To expect that the people of Afghanistan will greet the Americans with open arms is delusional. It does this country and our soldiers and citizens a grievous harm. The New York Times might give the reporter C.J. Chives the assignment of writing a story about why Taliban snipers are shooting bullets at U.S. Marines and killing them.

We know they are. We know where, when, how, and with what. Tell us why please. Perhaps if we understood their reasons we might be able to extricate ourselves from the myth of our own innocence that condemns us to send soldiers to countries around the world where they are killed.

In 1675, when King Philip’s forces engaged in guerrilla warfare with the colonists, Roger Williams wrote, “it is not possible at present to keep peace with these barbarous men of blood.” He added that they “are as justly to be repelled and subdued as wolves that assault the sheep.”

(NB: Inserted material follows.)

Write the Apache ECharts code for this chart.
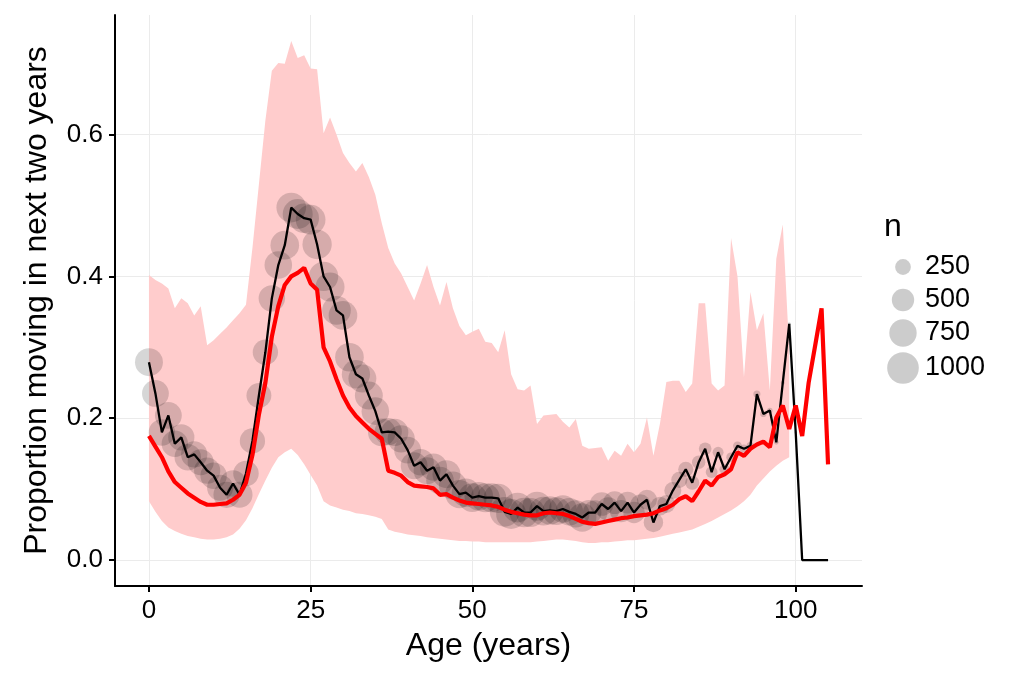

American military commanders tend to see the Taliban in a similar way, as “barbarous men of blood” who must “be repelled and subdued as wolves that assault the sheep.” But who are the real sheep and who are the real wolves? Who are the wolves in sheep’s clothing? And who are the sheep in wolves’s clothing?

Perhaps The New York Times and its reporter C. J. Chivers might answer those thorny questions, and not divide the world all-too neatly into innocent sheep and guilty wolves.

[Jonah Raskin teaches media at Sonoma State University and is the author of Field Days: A Year of Farming, Eating and Drinking Wine in California and The Mythology of Imperialism.]